I’m not a Mac person but from a quick Google search it looks like that would be correct.
From my experience the entire “foldernamehere” folder is removed from backups and is no longer displayed at all in the folder tree when you attempt a restore.
Correct.
Yes, as you noted you can use --dry-run parameter. You’ll be able to see the job output to confirm there are no errors. Nothing actually changes so the “purged” folder will still appear in the restore folder tree of course.
You might consider creating a new backup job just to test out the purge operation so you get more familiar/comfortable with it. Make a new job, select a small number of folders, do at least one backup, then try the purge command.
Did you use the --version option? If you do, the purge will only affect the specified version(s). If you leave it off it should do all backup versions.
I think one issue may be that the 2 short dashes were changed to 1 long dash below:
Question: For backups of Mac folders with a space in the folder name, how should the command be handled? A few possible options are:
/Users/macusernamehere/Documents/folder name here/*
/Users/macusernamehere/Documents/folder\ name\ here/*
/Users/macusernamehere/Documents/folder_name_here/*
Another challenge is that it takes a very long time (several minutes for each level of the backup’s folder hierarchy, so a deeply nested folder in multiple backups takes hours altogether!) to see if running a purge command has worked or not. This separate, but related, challenge seems to be under discussion already. Also, the past few attempts to open each restore version page for the backup produces this pop-up:
Error
Missing XSRF Token. Please reload the page
Pressing OK on this pop-up seems to make it go away without any further obvious issue at this point.
Another challenge is that I often run into “database is locked” errors, even though nothing is happening with the database. Usually, running a “verify” first, then running a “commandline…” seems to address this issue when it occurs.
Oh yeah, that would definitely be a problem. Try again with two short dashes.

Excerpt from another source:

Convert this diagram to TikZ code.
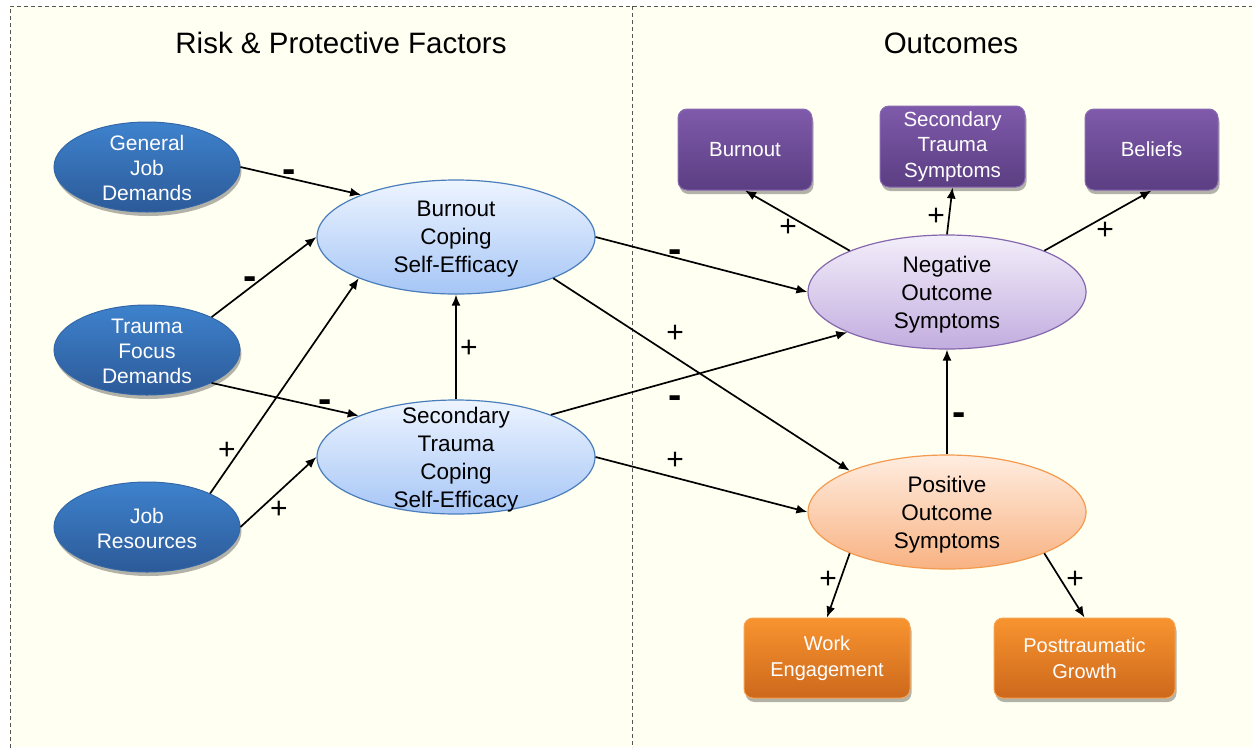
\documentclass[tikz,border=0pt]{standalone}
\usepackage{fontspec}
\setmainfont{Liberation Sans}
\usetikzlibrary{shapes.geometric,shadows,arrows.meta}
\definecolor{bg}{HTML}{FFFFF2}
\definecolor{dbA}{HTML}{3E82CD}
\definecolor{dbB}{HTML}{2C5A98}
\definecolor{dbL}{HTML}{3467A8}
\definecolor{lbA}{HTML}{EDF4FF}
\definecolor{lbB}{HTML}{A6C6F6}
\definecolor{lbL}{HTML}{4A7EBB}
\definecolor{nvA}{HTML}{F3EEFA}
\definecolor{nvB}{HTML}{C2ADDF}
\definecolor{nvL}{HTML}{8567AE}
\definecolor{pvA}{HTML}{FFEDE0}
\definecolor{pvB}{HTML}{F8B282}
\definecolor{pvL}{HTML}{F39A4E}
\definecolor{puA}{HTML}{7F5AAB}
\definecolor{puB}{HTML}{5B3E82}
\definecolor{puL}{HTML}{8A6AB4}
\definecolor{orA}{HTML}{F8942F}
\definecolor{orB}{HTML}{CD681C}
\definecolor{orL}{HTML}{F6A352}
\definecolor{frame}{HTML}{555555}
\tikzset{
  shad/.style={drop shadow={shadow xshift=1.5pt,shadow yshift=-4pt,opacity=0.3,fill=black}},
  darkell/.style={ellipse,inner sep=0,minimum width=186pt,minimum height=90pt,draw=dbL,line width=1pt,top color=dbA,bottom color=dbB,shad},
  lightell/.style={ellipse,inner sep=0,minimum width=278pt,minimum height=114pt,draw=lbL,line width=1.2pt,top color=lbA,bottom color=lbB},
  negell/.style={ellipse,inner sep=0,minimum width=278pt,minimum height=114pt,draw=nvL,line width=1.2pt,top color=nvA,bottom color=nvB},
  posell/.style={ellipse,inner sep=0,minimum width=278pt,minimum height=114pt,draw=pvL,line width=1.2pt,top color=pvA,bottom color=pvB},
  wtxt/.style={text=white,align=center,font=\fontsize{21}{25}\selectfont,yshift=-1pt},
  btxt/.style={text=black,align=center,font=\fontsize{22.5}{28}\selectfont,yshift=-2.5pt},
  purbox/.style={rectangle,rounded corners=9pt,draw=puL,line width=1pt,top color=puA,bottom color=puB,shad,text=white,align=center,font=\fontsize{20.5}{25.5}\selectfont,inner sep=0},
  orbox/.style={rectangle,rounded corners=9pt,draw=orL,line width=1pt,top color=orA,bottom color=orB,shad,text=white,align=center,font=\fontsize{20}{26}\selectfont,inner sep=0},
  arr/.style={-{Latex[length=11pt,width=9pt]},line width=1.7pt,black},
  sgn/.style={font=\fontsize{30}{30}\selectfont,inner sep=0},
  msgn/.style={font=\bfseries\fontsize{40}{40}\selectfont,inner sep=0,yshift=-6pt},
  ttl/.style={font=\fontsize{29.5}{34}\selectfont,inner sep=0},
  dsh/.style={draw=frame,line width=1pt,dash pattern=on 4pt off 3pt}
}
\begin{document}
\begin{tikzpicture}[x=1pt,y=-1pt]
\useasboundingbox (0,0) rectangle (1252,748);
\fill[white] (0,0) rectangle (1252,748);
\fill[bg] (10,6) rectangle (1252,747);
\draw[dsh] (10,748) -- (10,6) -- (1252,6);
\draw[dsh] (632,6) -- (632,748);

\node[ttl] (t1) at (341,43) {Risk \& Protective Factors};
\node[ttl] (t2) at (951,43) {Outcomes};

\node[darkell,label={[wtxt]center:{General\\Job\\Demands}}] (gjd) at (147,167) {};
\node[darkell,label={[wtxt]center:{Trauma\\Focus\\Demands}}] (tfd) at (147,350) {};
\node[darkell,label={[wtxt]center:{Job\\Resources}}] (jr) at (147,527) {};

\node[lightell,label={[btxt]center:{Burnout\\Coping\\Self-Efficacy}}] (bcse) at (456,237) {};
\node[lightell,label={[btxt]center:{Secondary\\Trauma\\Coping\\Self-Efficacy}}] (stcse) at (456,457) {};

\node[negell,label={[btxt]center:{Negative\\Outcome\\Symptoms}}] (nos) at (947,292) {};
\node[posell,label={[btxt]center:{Positive\\Outcome\\Symptoms}}] (pos) at (947,512) {};

\node[purbox,minimum width=134pt,minimum height=81pt] (burn) at (745,149.5) {Burnout};
\node[purbox,minimum width=145pt,minimum height=81pt] (sts) at (952.5,146.5) {Secondary\\Trauma\\Symptoms};
\node[purbox,minimum width=133pt,minimum height=81pt] (bel) at (1151.5,149.5) {Beliefs};
\node[orbox,minimum width=166pt,minimum height=80pt] (we) at (827,658) {Work\\Engagement};
\node[orbox,minimum width=181pt,minimum height=80pt] (pg) at (1084.5,658) {Posttraumatic\\Growth};

\draw[arr] (gjd.east) -- (bcse.156);
\draw[arr] (tfd.27) -- (bcse.west);
\draw[arr] (tfd.-27) -- (stcse.157);
\draw[arr] (jr.28) -- (bcse.203);
\draw[arr] (jr.east) -- (stcse.west);
\draw[arr] (stcse.north) -- (bcse.south);
\draw[arr] (bcse.east) -- (nos.west);
\draw[arr] (bcse.-23) -- (pos.157);
\draw[arr] (stcse.24) -- (nos.202);
\draw[arr] (stcse.east) -- (pos.west);
\draw[arr] (pos.north) -- (nos.south);
\draw[arr] (nos.157) -- (burn.south);
\draw[arr] (nos.north) -- (sts.south);
\draw[arr] (nos.23) -- (bel.south);
\draw[arr] (pos.203) -- (we.north);
\draw[arr] (pos.-23) -- (pg.north);

\node[msgn] (s1) at (289,170) {-};
\node[msgn] (s2) at (250,277) {-};
\node[msgn] (s3) at (325,400) {-};
\node[sgn] (s4) at (227,451) {+};
\node[sgn] (s5) at (279,510) {+};
\node[sgn] (s6) at (469,349) {+};
\node[msgn] (s7) at (675,250) {-};
\node[sgn] (s8) at (675,334) {+};
\node[msgn] (s9) at (675,396) {-};
\node[sgn] (s10) at (675,461) {+};
\node[msgn] (s11) at (959,413) {-};
\node[sgn] (s12) at (788,228) {+};
\node[sgn] (s13) at (936,217) {+};
\node[sgn] (s14) at (1105,231) {+};
\node[sgn] (s15) at (828,580) {+};
\node[sgn] (s16) at (1075,580) {+};
\end{tikzpicture}
\end{document}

I can’t test this myself as I don’t have a Mac, but I think escaping the spaces with a backslash should work. Enclosing the path in double quotes would probably work, too.
What version of Duplicati are you using? What browser?
This usually means you’re trying to do two things at once. The normal Duplicati scheduler only does one thiong at a time, but if it’s busy doing a backup or something and you try to do a restore or manually run some other command, you can get this message.
Looks like a simple space worked! Thanks for your help!
What is quite strange is that the date of the backup version that contained the folder I wanted purged was an earlier date than the date of the file that the purge command appeared to delete.